JEE Main 2021 — Chemical Equilibrium Question with Solution

The rate equation provided in your question describes the rates of the forward and reverse reactions for this chemical system. The equilibrium constant, $K_c$, is the ratio of the forward rate constant ($k_f$) to the reverse rate constant ($k_r$).

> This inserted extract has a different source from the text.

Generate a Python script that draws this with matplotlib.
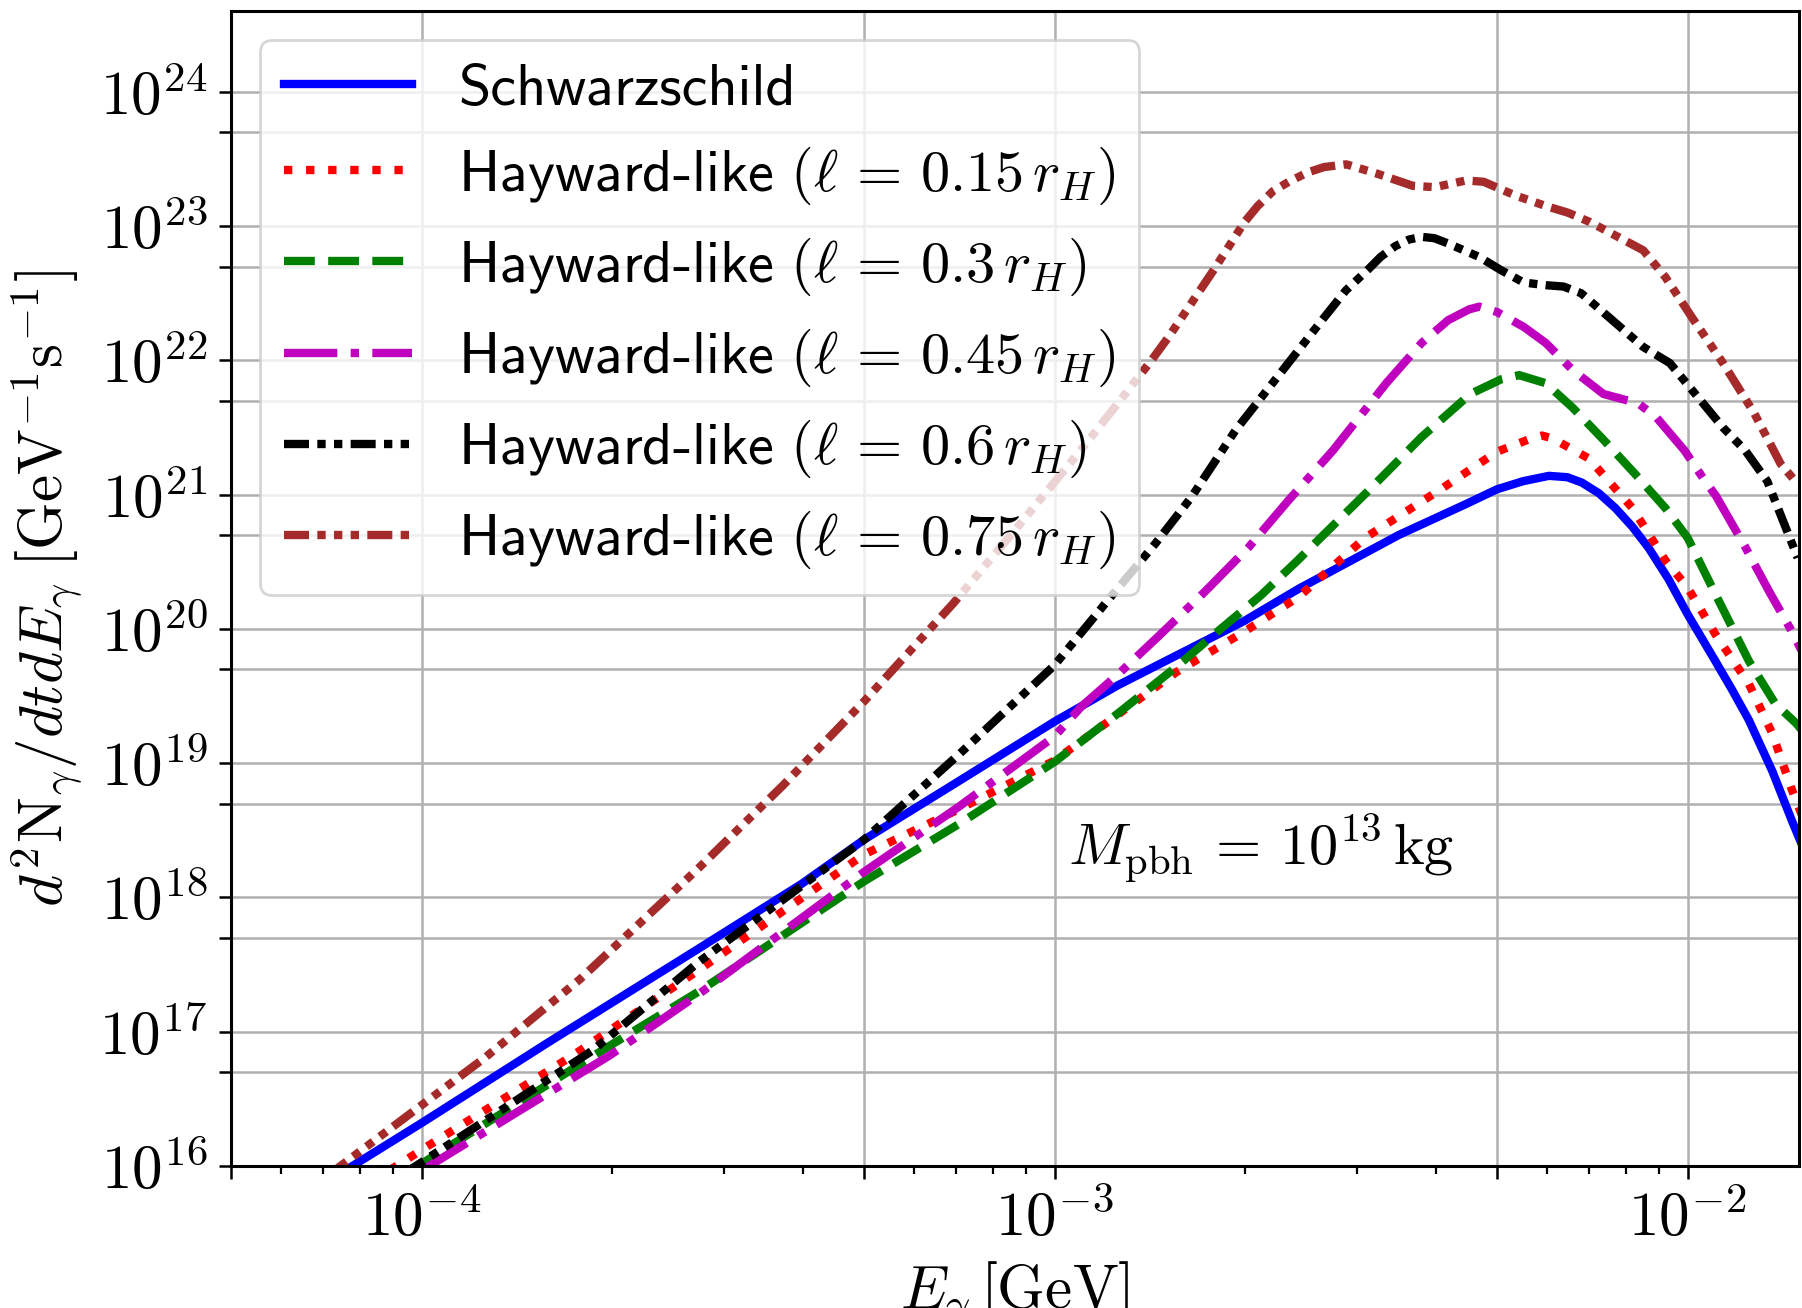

At equilibrium, the rate of the forward reaction is equal to the rate of the reverse reaction, so the rate equation simplifies to:

$$k_f[{\text{PtCl}}_4{]}^{2-}=k_r[{\text{Pt(H}}_2{\text{O)Cl}}_3{]}^{-}[{\text{Cl}}^{-}]$$

Given the rate equation:

$$-\frac{d[{\text{PtCl}}_4{]}^{2-}}{dt}=4.8\times 10^{-5}[{\text{PtCl}}_4{]}^{2-}-2.4\times 10^{-3}[{\text{Pt(H}}_2{\text{O)Cl}}_3{]}^{-}[{\text{Cl}}^{-}]$$

At equilibrium, $-\frac{d[{\text{PtCl}}_4{]}^{2-}}{dt}=0$, so:

$$0=4.8\times 10^{-5}[{\text{PtCl}}_4{]}^{2-}-2.4\times 10^{-3}[{\text{Pt(H}}_2{\text{O)Cl}}_3{]}^{-}[{\text{Cl}}^{-}]$$

Rearranging terms, we find:

$$4.8\times 10^{-5}[{\text{PtCl}}_4{]}^{2-}=2.4\times 10^{-3}[{\text{Pt(H}}_2{\text{O)Cl}}_3{]}^{-}[{\text{Cl}}^{-}]$$

Now, the equilibrium constant $K_c$ is defined as the ratio of the concentrations of the products to the reactants, each raised to the power of their stoichiometric coefficients. For the reaction in question, we have:

$$K_c=\frac{[{\text{Pt(H}}_2{\text{O)Cl}}_3{]}^{-}[{\text{Cl}}^{-}]}{[{\text{PtCl}}_4{]}^{2-}}$$

Dividing both sides of our rate equation by $[{\text{PtCl}}_4{]}^{2-}$, we find that:

$$K_c=\frac{4.8\times 10^{-5}}{2.4\times 10^{-3}}=\frac{1}{50}$$ = 0.02

So, the equilibrium constant $K_c$ for this reaction is approximately 0, when rounded to the nearest integer.